[Short task] Exactly as they appear, output all of the records. Skip any images.

[Input data]
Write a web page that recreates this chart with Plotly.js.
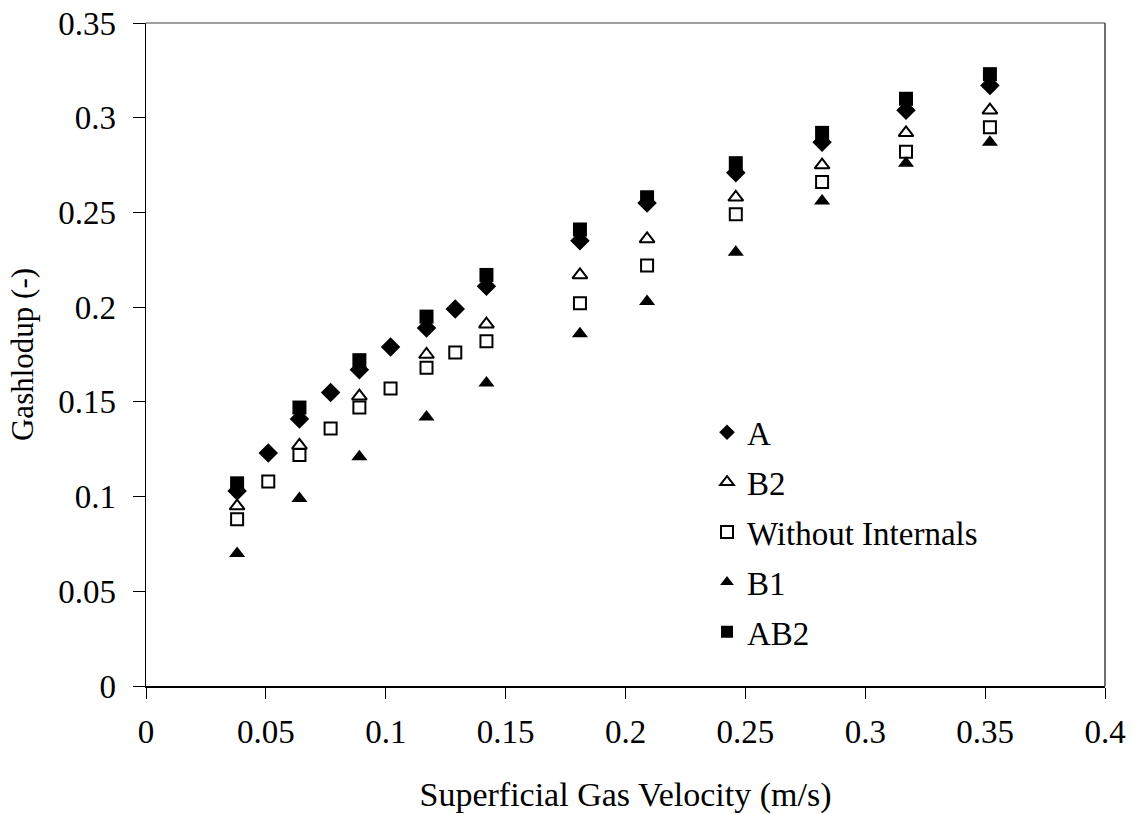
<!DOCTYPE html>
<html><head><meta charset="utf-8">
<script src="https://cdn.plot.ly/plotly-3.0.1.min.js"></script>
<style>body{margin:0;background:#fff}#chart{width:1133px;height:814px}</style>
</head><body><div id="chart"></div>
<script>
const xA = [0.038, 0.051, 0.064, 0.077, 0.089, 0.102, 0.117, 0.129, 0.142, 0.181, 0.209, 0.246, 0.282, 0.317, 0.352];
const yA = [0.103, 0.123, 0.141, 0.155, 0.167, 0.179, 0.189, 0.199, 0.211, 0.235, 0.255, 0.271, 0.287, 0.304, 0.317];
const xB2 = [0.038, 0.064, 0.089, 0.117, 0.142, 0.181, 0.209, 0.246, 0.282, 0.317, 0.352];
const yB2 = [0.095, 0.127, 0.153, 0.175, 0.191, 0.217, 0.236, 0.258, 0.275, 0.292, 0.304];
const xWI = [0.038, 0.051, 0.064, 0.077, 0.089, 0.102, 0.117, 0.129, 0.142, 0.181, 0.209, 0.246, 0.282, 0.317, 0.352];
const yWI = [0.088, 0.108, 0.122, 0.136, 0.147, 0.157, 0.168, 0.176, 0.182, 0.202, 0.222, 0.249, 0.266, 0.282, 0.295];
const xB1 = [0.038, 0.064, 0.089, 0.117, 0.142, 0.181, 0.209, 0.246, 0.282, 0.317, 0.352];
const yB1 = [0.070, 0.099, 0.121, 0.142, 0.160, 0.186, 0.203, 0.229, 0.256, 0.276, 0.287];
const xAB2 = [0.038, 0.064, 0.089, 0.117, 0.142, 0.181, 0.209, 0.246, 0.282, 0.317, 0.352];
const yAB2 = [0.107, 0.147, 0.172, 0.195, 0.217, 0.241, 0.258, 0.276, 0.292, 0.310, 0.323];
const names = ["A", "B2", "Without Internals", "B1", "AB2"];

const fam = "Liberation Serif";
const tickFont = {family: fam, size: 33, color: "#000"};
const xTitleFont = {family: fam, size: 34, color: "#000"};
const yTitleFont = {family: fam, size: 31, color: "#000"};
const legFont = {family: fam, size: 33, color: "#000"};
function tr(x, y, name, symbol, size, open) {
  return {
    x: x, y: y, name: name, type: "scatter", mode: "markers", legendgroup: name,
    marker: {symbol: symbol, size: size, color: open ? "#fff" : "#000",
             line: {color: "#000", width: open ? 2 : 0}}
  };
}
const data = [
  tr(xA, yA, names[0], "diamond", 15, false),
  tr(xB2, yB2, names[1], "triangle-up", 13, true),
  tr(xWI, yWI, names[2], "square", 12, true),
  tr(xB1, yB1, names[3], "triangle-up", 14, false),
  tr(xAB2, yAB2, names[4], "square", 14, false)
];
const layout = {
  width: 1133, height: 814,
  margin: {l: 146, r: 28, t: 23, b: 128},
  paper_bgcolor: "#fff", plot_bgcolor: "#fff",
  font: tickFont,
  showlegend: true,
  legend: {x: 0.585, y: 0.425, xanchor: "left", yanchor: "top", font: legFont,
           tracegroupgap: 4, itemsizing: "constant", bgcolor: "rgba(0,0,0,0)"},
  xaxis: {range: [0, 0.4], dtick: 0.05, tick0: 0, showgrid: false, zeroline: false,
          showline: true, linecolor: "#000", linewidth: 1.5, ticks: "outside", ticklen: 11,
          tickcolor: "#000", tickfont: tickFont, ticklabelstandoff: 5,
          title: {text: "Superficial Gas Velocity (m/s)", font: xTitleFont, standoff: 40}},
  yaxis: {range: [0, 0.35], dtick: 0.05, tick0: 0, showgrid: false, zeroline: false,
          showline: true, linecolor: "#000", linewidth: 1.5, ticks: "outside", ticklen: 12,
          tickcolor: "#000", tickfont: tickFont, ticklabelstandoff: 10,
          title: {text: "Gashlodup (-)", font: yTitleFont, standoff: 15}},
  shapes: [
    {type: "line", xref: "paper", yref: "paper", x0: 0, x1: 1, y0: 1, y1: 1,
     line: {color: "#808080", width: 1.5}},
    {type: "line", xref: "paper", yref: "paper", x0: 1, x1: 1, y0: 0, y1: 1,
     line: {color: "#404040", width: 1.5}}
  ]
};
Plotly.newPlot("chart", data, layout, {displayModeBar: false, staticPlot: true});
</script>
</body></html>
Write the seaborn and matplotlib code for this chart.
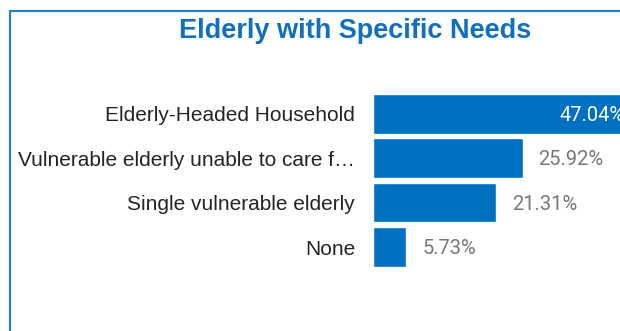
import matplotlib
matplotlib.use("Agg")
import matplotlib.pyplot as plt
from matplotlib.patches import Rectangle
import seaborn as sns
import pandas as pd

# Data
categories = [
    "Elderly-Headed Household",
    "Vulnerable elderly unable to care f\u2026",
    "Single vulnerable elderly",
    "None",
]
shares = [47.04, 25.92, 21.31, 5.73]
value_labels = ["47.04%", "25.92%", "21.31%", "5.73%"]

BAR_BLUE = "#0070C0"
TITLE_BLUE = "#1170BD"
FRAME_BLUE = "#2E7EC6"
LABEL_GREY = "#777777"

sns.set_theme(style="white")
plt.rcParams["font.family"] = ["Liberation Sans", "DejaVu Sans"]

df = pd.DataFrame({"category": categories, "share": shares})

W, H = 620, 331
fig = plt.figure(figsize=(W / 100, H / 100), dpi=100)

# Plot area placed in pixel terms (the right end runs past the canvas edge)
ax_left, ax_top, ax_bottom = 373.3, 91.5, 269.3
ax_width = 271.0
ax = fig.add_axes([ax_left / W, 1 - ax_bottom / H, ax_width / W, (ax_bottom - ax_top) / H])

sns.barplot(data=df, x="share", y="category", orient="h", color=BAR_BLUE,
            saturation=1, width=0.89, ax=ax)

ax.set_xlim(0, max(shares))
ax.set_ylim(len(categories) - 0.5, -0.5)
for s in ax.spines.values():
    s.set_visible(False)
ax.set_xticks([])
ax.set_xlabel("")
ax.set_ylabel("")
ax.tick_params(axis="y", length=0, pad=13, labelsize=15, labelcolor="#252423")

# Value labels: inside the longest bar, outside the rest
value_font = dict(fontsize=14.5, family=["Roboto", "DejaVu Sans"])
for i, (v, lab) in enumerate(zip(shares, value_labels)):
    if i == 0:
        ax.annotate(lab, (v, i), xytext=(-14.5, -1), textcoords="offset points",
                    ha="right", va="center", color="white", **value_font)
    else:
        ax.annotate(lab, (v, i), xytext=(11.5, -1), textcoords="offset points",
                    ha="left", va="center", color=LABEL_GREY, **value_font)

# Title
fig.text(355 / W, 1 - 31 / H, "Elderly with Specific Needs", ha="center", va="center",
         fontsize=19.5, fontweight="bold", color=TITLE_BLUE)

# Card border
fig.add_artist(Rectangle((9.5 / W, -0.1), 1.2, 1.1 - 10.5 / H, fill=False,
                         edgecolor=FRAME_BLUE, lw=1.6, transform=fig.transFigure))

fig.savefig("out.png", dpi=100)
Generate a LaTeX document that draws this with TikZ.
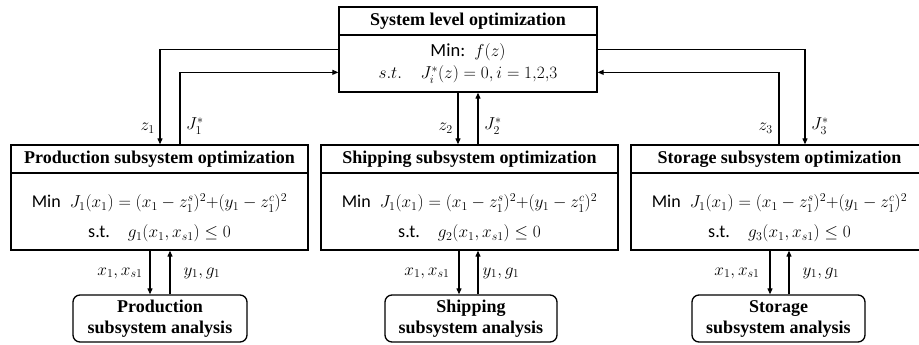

[Finished task]
Write a web page that recreates this chart with Plotly.js.
<!DOCTYPE html>
<html><head><meta charset="utf-8">
<script src="https://cdn.plot.ly/plotly-3.0.1.min.js"></script>
<style>body{margin:0;background:#fff}#chart{width:1133px;height:814px}</style>
</head><body><div id="chart"></div>
<script>
const xA = [0.038, 0.051, 0.064, 0.077, 0.089, 0.102, 0.117, 0.129, 0.142, 0.181, 0.209, 0.246, 0.282, 0.317, 0.352];
const yA = [0.103, 0.123, 0.141, 0.155, 0.167, 0.179, 0.189, 0.199, 0.211, 0.235, 0.255, 0.271, 0.287, 0.304, 0.317];
const xB2 = [0.038, 0.064, 0.089, 0.117, 0.142, 0.181, 0.209, 0.246, 0.282, 0.317, 0.352];
const yB2 = [0.095, 0.127, 0.153, 0.175, 0.191, 0.217, 0.236, 0.258, 0.275, 0.292, 0.304];
const xWI = [0.038, 0.051, 0.064, 0.077, 0.089, 0.102, 0.117, 0.129, 0.142, 0.181, 0.209, 0.246, 0.282, 0.317, 0.352];
const yWI = [0.088, 0.108, 0.122, 0.136, 0.147, 0.157, 0.168, 0.176, 0.182, 0.202, 0.222, 0.249, 0.266, 0.282, 0.295];
const xB1 = [0.038, 0.064, 0.089, 0.117, 0.142, 0.181, 0.209, 0.246, 0.282, 0.317, 0.352];
const yB1 = [0.070, 0.099, 0.121, 0.142, 0.160, 0.186, 0.203, 0.229, 0.256, 0.276, 0.287];
const xAB2 = [0.038, 0.064, 0.089, 0.117, 0.142, 0.181, 0.209, 0.246, 0.282, 0.317, 0.352];
const yAB2 = [0.107, 0.147, 0.172, 0.195, 0.217, 0.241, 0.258, 0.276, 0.292, 0.310, 0.323];
const names = ["A", "B2", "Without Internals", "B1", "AB2"];

const fam = "Liberation Serif";
const tickFont = {family: fam, size: 33, color: "#000"};
const xTitleFont = {family: fam, size: 34, color: "#000"};
const yTitleFont = {family: fam, size: 31, color: "#000"};
const legFont = {family: fam, size: 33, color: "#000"};
function tr(x, y, name, symbol, size, open) {
  return {
    x: x, y: y, name: name, type: "scatter", mode: "markers", legendgroup: name,
    marker: {symbol: symbol, size: size, color: open ? "#fff" : "#000",
             line: {color: "#000", width: open ? 2 : 0}}
  };
}
const data = [
  tr(xA, yA, names[0], "diamond", 15, false),
  tr(xB2, yB2, names[1], "triangle-up", 13, true),
  tr(xWI, yWI, names[2], "square", 12, true),
  tr(xB1, yB1, names[3], "triangle-up", 14, false),
  tr(xAB2, yAB2, names[4], "square", 14, false)
];
const layout = {
  width: 1133, height: 814,
  margin: {l: 146, r: 28, t: 23, b: 128},
  paper_bgcolor: "#fff", plot_bgcolor: "#fff",
  font: tickFont,
  showlegend: true,
  legend: {x: 0.585, y: 0.425, xanchor: "left", yanchor: "top", font: legFont,
           tracegroupgap: 4, itemsizing: "constant", bgcolor: "rgba(0,0,0,0)"},
  xaxis: {range: [0, 0.4], dtick: 0.05, tick0: 0, showgrid: false, zeroline: false,
          showline: true, linecolor: "#000", linewidth: 1.5, ticks: "outside", ticklen: 11,
          tickcolor: "#000", tickfont: tickFont, ticklabelstandoff: 5,
          title: {text: "Superficial Gas Velocity (m/s)", font: xTitleFont, standoff: 40}},
  yaxis: {range: [0, 0.35], dtick: 0.05, tick0: 0, showgrid: false, zeroline: false,
          showline: true, linecolor: "#000", linewidth: 1.5, ticks: "outside", ticklen: 12,
          tickcolor: "#000", tickfont: tickFont, ticklabelstandoff: 10,
          title: {text: "Gashlodup (-)", font: yTitleFont, standoff: 15}},
  shapes: [
    {type: "line", xref: "paper", yref: "paper", x0: 0, x1: 1, y0: 1, y1: 1,
     line: {color: "#808080", width: 1.5}},
    {type: "line", xref: "paper", yref: "paper", x0: 1, x1: 1, y0: 0, y1: 1,
     line: {color: "#404040", width: 1.5}}
  ]
};
Plotly.newPlot("chart", data, layout, {displayModeBar: false, staticPlot: true});
</script>
</body></html>
Write the seaborn and matplotlib code for this chart.
import matplotlib
matplotlib.use("Agg")
import matplotlib.pyplot as plt
from matplotlib.patches import Rectangle
import seaborn as sns
import pandas as pd

# Data
categories = [
    "Elderly-Headed Household",
    "Vulnerable elderly unable to care f\u2026",
    "Single vulnerable elderly",
    "None",
]
shares = [47.04, 25.92, 21.31, 5.73]
value_labels = ["47.04%", "25.92%", "21.31%", "5.73%"]

BAR_BLUE = "#0070C0"
TITLE_BLUE = "#1170BD"
FRAME_BLUE = "#2E7EC6"
LABEL_GREY = "#777777"

sns.set_theme(style="white")
plt.rcParams["font.family"] = ["Liberation Sans", "DejaVu Sans"]

df = pd.DataFrame({"category": categories, "share": shares})

W, H = 620, 331
fig = plt.figure(figsize=(W / 100, H / 100), dpi=100)

# Plot area placed in pixel terms (the right end runs past the canvas edge)
ax_left, ax_top, ax_bottom = 373.3, 91.5, 269.3
ax_width = 271.0
ax = fig.add_axes([ax_left / W, 1 - ax_bottom / H, ax_width / W, (ax_bottom - ax_top) / H])

sns.barplot(data=df, x="share", y="category", orient="h", color=BAR_BLUE,
            saturation=1, width=0.89, ax=ax)

ax.set_xlim(0, max(shares))
ax.set_ylim(len(categories) - 0.5, -0.5)
for s in ax.spines.values():
    s.set_visible(False)
ax.set_xticks([])
ax.set_xlabel("")
ax.set_ylabel("")
ax.tick_params(axis="y", length=0, pad=13, labelsize=15, labelcolor="#252423")

# Value labels: inside the longest bar, outside the rest
value_font = dict(fontsize=14.5, family=["Roboto", "DejaVu Sans"])
for i, (v, lab) in enumerate(zip(shares, value_labels)):
    if i == 0:
        ax.annotate(lab, (v, i), xytext=(-14.5, -1), textcoords="offset points",
                    ha="right", va="center", color="white", **value_font)
    else:
        ax.annotate(lab, (v, i), xytext=(11.5, -1), textcoords="offset points",
                    ha="left", va="center", color=LABEL_GREY, **value_font)

# Title
fig.text(355 / W, 1 - 31 / H, "Elderly with Specific Needs", ha="center", va="center",
         fontsize=19.5, fontweight="bold", color=TITLE_BLUE)

# Card border
fig.add_artist(Rectangle((9.5 / W, -0.1), 1.2, 1.1 - 10.5 / H, fill=False,
                         edgecolor=FRAME_BLUE, lw=1.6, transform=fig.transFigure))

fig.savefig("out.png", dpi=100)
Generate a LaTeX document that draws this with TikZ.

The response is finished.